Debra Hardin-Ploetz sued the NCAA for negligence and wrongful death after her husband died of CTE in 2015.

By Michael MarksJune 11, 2018 2:39 pm, ,

Greg Ploetz played football for the University of Texas. And won a national championship with the Longhorns in 1969. He was also named to the All-Southwest Conference team as a defensive tackle. He spent the rest of his life teaching, creating art, and raising a family until he died in May 2015. Tests on his brain revealed Stage 4 Chronic Traumatic Encephalopathy – better known as CTE. It’s a degenerative brain disease that’s been linked to those who have experience repeated head trauma, such as football players.

Ploetz’s widow, Debra Hardin-Ploetz, claims that the National Collegiate Athletic Association did not do enough to prevent her husband from developing CTE. The lawsuit is the first of its kind to make it to trial, and could have broad ramifications for the future of college sports.

Michael McCann is the director of the Sports and Entertainment Law Institute at the University of New Hampshire School of Law and a legal analyst for Sports Illustrated. He says Hardin-Ploetz is suing the NCAA for negligence and wrongful death.

“She’s arguing that the NCAA had a duty to protect her husband when he played college football,” he says, “And that duty included warning him about the health risks of playing – specifically the neurological risks – and creating…game safety rules that would diminish the risk he incurred, and that the NCAA failed in those duties.”

McCann says there was evidence that head injuries could lead to neurological problems.
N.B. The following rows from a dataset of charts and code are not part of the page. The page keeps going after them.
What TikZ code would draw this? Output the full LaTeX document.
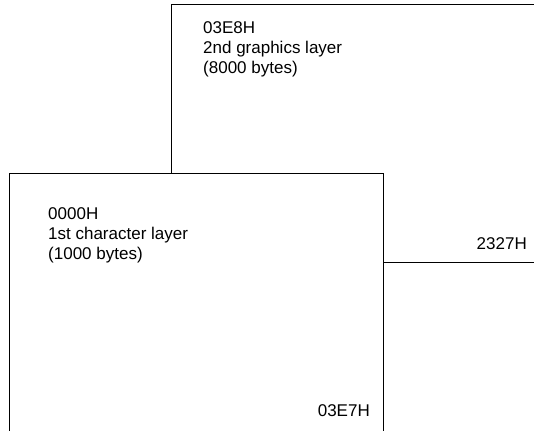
\documentclass[tikz,border=0pt]{standalone}
\usepackage{fontspec}
\setmainfont{Liberation Sans}
\begin{document}
\begin{tikzpicture}[x=1pt,y=-1pt,
  layer/.style={draw=black,fill=white,line width=0.9pt},
  lbl/.style={anchor=base west,inner sep=0pt,align=left,font=\fontsize{17}{20}\selectfont},
  addr/.style={anchor=base east,inner sep=0pt,font=\fontsize{17}{20}\selectfont}]
\useasboundingbox (0,0) rectangle (534,430);
\clip (0,0) rectangle (534,430);
% 2nd graphics layer (back)
\draw[layer] (171,4) rectangle (545,262);
% 1st character layer (front)
\draw[layer] (9,173) rectangle (383,445);
\node[lbl] (g) at (203,74) {03E8H\\2nd graphics layer\\(8000 bytes)};
\node[lbl] (c) at (48,259) {0000H\\1st character layer\\(1000 bytes)};
\node[addr] (gend) at (527,249) {2327H};
\node[addr] (cend) at (370,416) {03E7H};
\end{tikzpicture}
\end{document}
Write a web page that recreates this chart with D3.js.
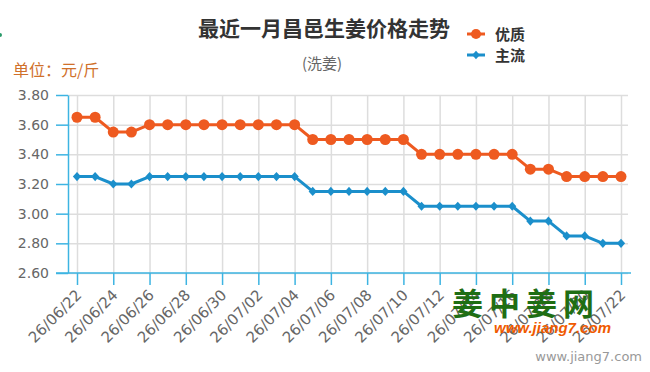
<!DOCTYPE html>
<html>
<head>
<meta charset="utf-8">
<script src="https://cdn.jsdelivr.net/npm/d3@7"></script>
<style>
  body { margin: 0; background: #fff; }
  #chart-area { width: 650px; height: 372px; }
  .axis text { font-family: "DejaVu Sans", sans-serif; font-size: 14px; fill: #666; }
  .x-axis text { font-size: 15px; }
  .axis path, .axis line { stroke: #3db4e2; stroke-width: 1.5; }
  .grid line { stroke: #dddddd; stroke-width: 1.5; }
  .grid path { display: none; }
</style>
</head>
<body>
<div id="chart-area"></div>
<script>

// Data
var dates = ["26/06/22", "26/06/23", "26/06/24", "26/06/25", "26/06/26", "26/06/27",
  "26/06/28", "26/06/29", "26/06/30", "26/07/01", "26/07/02", "26/07/03", "26/07/04",
  "26/07/05", "26/07/06", "26/07/07", "26/07/08", "26/07/09", "26/07/10", "26/07/11",
  "26/07/12", "26/07/13", "26/07/14", "26/07/15", "26/07/16", "26/07/17", "26/07/18",
  "26/07/19", "26/07/20", "26/07/21", "26/07/22"];

var premiumPrices = [3.65, 3.65, 3.55, 3.55, 3.60, 3.60, 3.60, 3.60, 3.60, 3.60, 3.60,
  3.60, 3.60, 3.50, 3.50, 3.50, 3.50, 3.50, 3.50, 3.40, 3.40, 3.40, 3.40, 3.40, 3.40,
  3.30, 3.30, 3.25, 3.25, 3.25, 3.25];

var mainPrices = [3.25, 3.25, 3.20, 3.20, 3.25, 3.25, 3.25, 3.25, 3.25, 3.25, 3.25,
  3.25, 3.25, 3.15, 3.15, 3.15, 3.15, 3.15, 3.15, 3.05, 3.05, 3.05, 3.05, 3.05, 3.05,
  2.95, 2.95, 2.85, 2.85, 2.80, 2.80];

var yTicks = [2.60, 2.80, 3.00, 3.20, 3.40, 3.60, 3.80];

var seriesNames = ["优质", "主流"];
var seriesColors = ["#ee5a20", "#1b8fcb"];

// square-ish diamond marker
var diamond = {
  draw: function(context, size) {
    var r = Math.sqrt(size / 2);
    context.moveTo(0, -r);
    context.lineTo(r * 0.9, 0);
    context.lineTo(0, r);
    context.lineTo(-r * 0.9, 0);
    context.closePath();
  }
};

var margin = {top: 95, right: 20, bottom: 99, left: 68};
var width = 650 - margin.left - margin.right,
    height = 372 - margin.top - margin.bottom;

var svg = d3.select("#chart-area").append("svg")
  .attr("width", 650)
  .attr("height", 372);

var g = svg.append("g")
  .attr("transform", "translate(" + margin.left + "," + margin.top + ")");

// Scales
var x = d3.scalePoint()
  .domain(dates)
  .range([9, 553]);

var y = d3.scaleLinear()
  .domain([2.6, 3.8])
  .range([height, 0]);

var labelDates = dates.filter(function(d, i) { return i % 2 == 0; });

// Grid
g.append("g")
  .attr("class", "grid")
  .call(d3.axisLeft(y).tickValues(yTicks).tickSize(-width + 2).tickFormat(""));

g.append("g")
  .attr("class", "grid")
  .attr("transform", "translate(0," + height + ")")
  .call(d3.axisBottom(x).tickValues(labelDates).tickSize(-height).tickFormat(""));

// x axis line (extends left under the y ticks)
g.append("line")
  .attr("x1", -12).attr("x2", width + 1)
  .attr("y1", height).attr("y2", height)
  .attr("stroke", "#3db4e2").attr("stroke-width", 1.5);

// Axes
var xAxis = g.append("g")
  .attr("class", "axis x-axis")
  .attr("transform", "translate(0," + height + ")")
  .call(d3.axisBottom(x).tickValues(labelDates).tickSizeInner(12).tickSizeOuter(0));
xAxis.select(".domain").remove();
xAxis.selectAll("text")
  .attr("text-anchor", "end")
  .attr("dy", null)
  .attr("y", 0)
  .attr("transform", "translate(5,23) rotate(-45)");

g.append("g")
  .attr("class", "axis y-axis")
  .call(d3.axisLeft(y).tickValues(yTicks).tickSizeInner(12).tickSizeOuter(0)
    .tickPadding(7).tickFormat(d3.format(".2f")));

// Lines + markers
var allSeries = [premiumPrices, mainPrices];

var line = d3.line()
  .x(function(d, i) { return x(dates[i]); })
  .y(function(d) { return y(d); });

allSeries.forEach(function(values, k) {
  g.append("path")
    .datum(values)
    .attr("fill", "none")
    .attr("stroke", seriesColors[k])
    .attr("stroke-width", 3)
    .attr("stroke-linejoin", "round")
    .attr("d", line);
});

g.selectAll(".dot")
  .data(premiumPrices)
  .enter()
  .append("circle")
  .attr("class", "dot")
  .attr("cx", function(d, i) { return x(dates[i]); })
  .attr("cy", function(d) { return y(d); })
  .attr("r", 5.5)
  .attr("fill", seriesColors[0]);

g.selectAll(".diamond")
  .data(mainPrices)
  .enter()
  .append("path")
  .attr("class", "diamond")
  .attr("transform", function(d, i) { return "translate(" + x(dates[i]) + "," + y(d) + ")"; })
  .attr("d", d3.symbol().type(diamond).size(42))
  .attr("fill", seriesColors[1]);

// Titles
svg.append("text")
  .attr("x", 324).attr("y", 36)
  .attr("text-anchor", "middle")
  .style("font-family", "'Noto Sans CJK SC', sans-serif")
  .style("font-size", "21px")
  .style("font-weight", "bold")
  .attr("fill", "#333")
  .text("最近一月昌邑生姜价格走势");

svg.append("text")
  .attr("x", 322).attr("y", 69)
  .attr("text-anchor", "middle")
  .style("font-family", "'Noto Sans CJK SC', sans-serif")
  .style("font-size", "15px")
  .attr("fill", "#666")
  .text("(洗姜)");

svg.append("text")
  .attr("x", 13).attr("y", 76)
  .style("font-family", "'Noto Sans CJK SC', sans-serif")
  .style("font-size", "16px")
  .attr("fill", "#d0702a")
  .text("单位：元/斤");

// Legend
var legend = svg.selectAll(".legend")
  .data(seriesNames)
  .enter()
  .append("g")
  .attr("class", "legend")
  .attr("transform", function(d, i) { return "translate(476," + (34 + i * 21) + ")"; });

legend.append("line")
  .attr("x1", -9).attr("x2", 9)
  .attr("stroke", function(d, i) { return seriesColors[i]; })
  .attr("stroke-width", 3);

legend.append("path")
  .attr("d", function(d, i) {
    return i == 0 ? d3.symbol().type(d3.symbolCircle).size(80)() : d3.symbol().type(diamond).size(36)();
  })
  .attr("fill", function(d, i) { return seriesColors[i]; });

legend.append("text")
  .attr("x", 19).attr("y", 6)
  .style("font-family", "'Noto Sans CJK SC', sans-serif")
  .style("font-size", "15px")
  .style("font-weight", "bold")
  .attr("fill", "#333")
  .text(function(d) { return d; });

// Watermark
svg.append("text")
  .attr("x", 452).attr("y", 315)
  .style("font-family", "'Noto Sans CJK SC', sans-serif")
  .style("font-size", "31px")
  .style("font-weight", "bold")
  .style("letter-spacing", "6px")
  .attr("fill", "#1f6e14")
  .text("姜中姜网");

svg.append("text")
  .attr("x", 494).attr("y", 333)
  .style("font-family", "'Liberation Sans', sans-serif")
  .style("font-size", "15px")
  .style("font-weight", "bold")
  .style("font-style", "italic")
  .attr("fill", "#f05a00")
  .text("www.jiang7.com");

svg.append("text")
  .attr("x", 642).attr("y", 361)
  .attr("text-anchor", "end")
  .style("font-family", "'DejaVu Sans', sans-serif")
  .style("font-size", "13px")
  .attr("fill", "#999")
  .text("www.jiang7.com");

svg.append("circle")
  .attr("cx", 0).attr("cy", 35).attr("r", 2)
  .attr("fill", "#2a9a6a");

</script>
</body>
</html>
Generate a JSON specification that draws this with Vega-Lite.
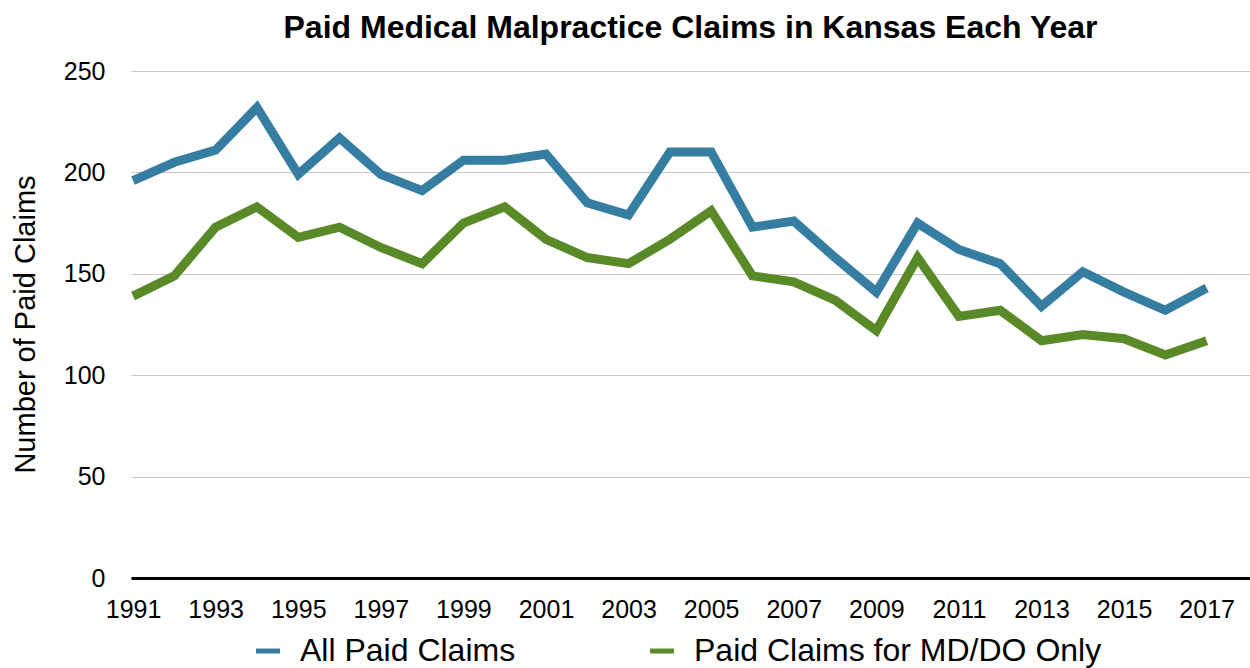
{
  "$schema": "https://vega.github.io/schema/vega-lite/v6.json",
  "autosize": "none",
  "padding": {"left": 131, "top": 71, "right": 0, "bottom": 90},
  "width": 1119,
  "height": 507,
  "background": "white",
  "title": {
    "text": "Paid Medical Malpractice Claims in Kansas Each Year",
    "font": "Liberation Sans",
    "fontSize": 32,
    "fontWeight": "bold",
    "color": "black",
    "anchor": "middle",
    "frame": "group",
    "baseline": "bottom",
    "offset": -18
  },
  "config": {
    "font": "Liberation Sans",
    "view": {"stroke": null}
  },
  "data": {
    "values": [
      {"year": 1991, "series": "All Paid Claims", "claims": 196},
      {"year": 1992, "series": "All Paid Claims", "claims": 205},
      {"year": 1993, "series": "All Paid Claims", "claims": 211},
      {"year": 1994, "series": "All Paid Claims", "claims": 232},
      {"year": 1995, "series": "All Paid Claims", "claims": 199},
      {"year": 1996, "series": "All Paid Claims", "claims": 217},
      {"year": 1997, "series": "All Paid Claims", "claims": 199},
      {"year": 1998, "series": "All Paid Claims", "claims": 191},
      {"year": 1999, "series": "All Paid Claims", "claims": 206},
      {"year": 2000, "series": "All Paid Claims", "claims": 206},
      {"year": 2001, "series": "All Paid Claims", "claims": 209},
      {"year": 2002, "series": "All Paid Claims", "claims": 185},
      {"year": 2003, "series": "All Paid Claims", "claims": 179},
      {"year": 2004, "series": "All Paid Claims", "claims": 210},
      {"year": 2005, "series": "All Paid Claims", "claims": 210},
      {"year": 2006, "series": "All Paid Claims", "claims": 173},
      {"year": 2007, "series": "All Paid Claims", "claims": 176},
      {"year": 2008, "series": "All Paid Claims", "claims": 158},
      {"year": 2009, "series": "All Paid Claims", "claims": 141},
      {"year": 2010, "series": "All Paid Claims", "claims": 175},
      {"year": 2011, "series": "All Paid Claims", "claims": 162},
      {"year": 2012, "series": "All Paid Claims", "claims": 155},
      {"year": 2013, "series": "All Paid Claims", "claims": 134},
      {"year": 2014, "series": "All Paid Claims", "claims": 151},
      {"year": 2015, "series": "All Paid Claims", "claims": 141},
      {"year": 2016, "series": "All Paid Claims", "claims": 132},
      {"year": 2017, "series": "All Paid Claims", "claims": 143},
      {"year": 1991, "series": "Paid Claims for MD/DO Only", "claims": 139},
      {"year": 1992, "series": "Paid Claims for MD/DO Only", "claims": 149},
      {"year": 1993, "series": "Paid Claims for MD/DO Only", "claims": 173},
      {"year": 1994, "series": "Paid Claims for MD/DO Only", "claims": 183},
      {"year": 1995, "series": "Paid Claims for MD/DO Only", "claims": 168},
      {"year": 1996, "series": "Paid Claims for MD/DO Only", "claims": 173},
      {"year": 1997, "series": "Paid Claims for MD/DO Only", "claims": 163},
      {"year": 1998, "series": "Paid Claims for MD/DO Only", "claims": 155},
      {"year": 1999, "series": "Paid Claims for MD/DO Only", "claims": 175},
      {"year": 2000, "series": "Paid Claims for MD/DO Only", "claims": 183},
      {"year": 2001, "series": "Paid Claims for MD/DO Only", "claims": 167},
      {"year": 2002, "series": "Paid Claims for MD/DO Only", "claims": 158},
      {"year": 2003, "series": "Paid Claims for MD/DO Only", "claims": 155},
      {"year": 2004, "series": "Paid Claims for MD/DO Only", "claims": 167},
      {"year": 2005, "series": "Paid Claims for MD/DO Only", "claims": 181},
      {"year": 2006, "series": "Paid Claims for MD/DO Only", "claims": 149},
      {"year": 2007, "series": "Paid Claims for MD/DO Only", "claims": 146},
      {"year": 2008, "series": "Paid Claims for MD/DO Only", "claims": 137},
      {"year": 2009, "series": "Paid Claims for MD/DO Only", "claims": 122},
      {"year": 2010, "series": "Paid Claims for MD/DO Only", "claims": 158},
      {"year": 2011, "series": "Paid Claims for MD/DO Only", "claims": 129},
      {"year": 2012, "series": "Paid Claims for MD/DO Only", "claims": 132},
      {"year": 2013, "series": "Paid Claims for MD/DO Only", "claims": 117},
      {"year": 2014, "series": "Paid Claims for MD/DO Only", "claims": 120},
      {"year": 2015, "series": "Paid Claims for MD/DO Only", "claims": 118},
      {"year": 2016, "series": "Paid Claims for MD/DO Only", "claims": 110},
      {"year": 2017, "series": "Paid Claims for MD/DO Only", "claims": 117}
    ]
  },
  "mark": {"type": "line", "strokeWidth": 9, "strokeJoin": "miter", "strokeCap": "butt", "clip": false},
  "encoding": {
    "x": {
      "field": "year",
      "type": "quantitative",
      "scale": {"domain": [1990.95, 2018.05], "nice": false, "zero": false},
      "axis": {
        "values": [1991, 1993, 1995, 1997, 1999, 2001, 2003, 2005, 2007, 2009, 2011, 2013, 2015, 2017],
        "format": "d",
        "title": null,
        "grid": false,
        "ticks": false,
        "tickSize": 0,
        "domainColor": "black",
        "domainWidth": 3,
        "labelFontSize": 25,
        "labelColor": "black",
        "labelPadding": 19,
        "labelFlush": false,
        "labelOverlap": false,
        "zindex": 1
      }
    },
    "y": {
      "field": "claims",
      "type": "quantitative",
      "scale": {"domain": [0, 250], "nice": false},
      "axis": {
        "values": [0, 50, 100, 150, 200, 250],
        "title": "Number of Paid Claims",
        "titleFontSize": 29,
        "titleFontWeight": "normal",
        "titleColor": "black",
        "titleX": -97,
        "titleY": 253,
        "titleAngle": -90,
        "titleBaseline": "alphabetic",
        "titleAlign": "center",
        "grid": true,
        "gridColor": "#c8c8c8",
        "gridWidth": 1,
        "domain": false,
        "ticks": false,
        "tickSize": 0,
        "labelFontSize": 25,
        "labelColor": "black",
        "labelPadding": 26,
        "labelOverlap": false
      }
    },
    "color": {
      "field": "series",
      "type": "nominal",
      "scale": {
        "domain": ["All Paid Claims", "Paid Claims for MD/DO Only"],
        "range": ["#367DA2", "#5A8A28"]
      },
      "legend": {
        "title": null,
        "orient": "none",
        "direction": "horizontal",
        "legendX": 121,
        "legendY": 564,
        "padding": 0,
        "symbolType": "stroke",
        "symbolSize": 576,
        "symbolStrokeWidth": 5,
        "labelFontSize": 32,
        "labelColor": "black",
        "labelOffset": 16,
        "labelLimit": 0,
        "columnPadding": 124
      }
    }
  }
}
He also says the NCAA was founded to “keep college athletes safe.” However, the link between CTE and playing football is less clear.

“Certainly, the attorneys for Hardin-Ploetz believes the NCAA will be shown to have known about a pretty serious neurological risk and that they didn’t adequately warn players,” he says, “…If the NCAA knew about certain risks that weren’t so obvious or that were worse than one would assume – did it have a duty to share them?”

He says if Hardin-Ploetz wins, it would put the NCAA in a position where they would be more inclined to settle other similar litigation lawsuits due to the considerable damages they could face by losing.

“To lose a trial over these issues that the NCAA – and by extension, the NFL – and other football entities believe shouldn’t lead to liability because they’re resting on the idea that there’s an assumption of risk that when you play a sport like football, you know you could suffer injuries,” he says.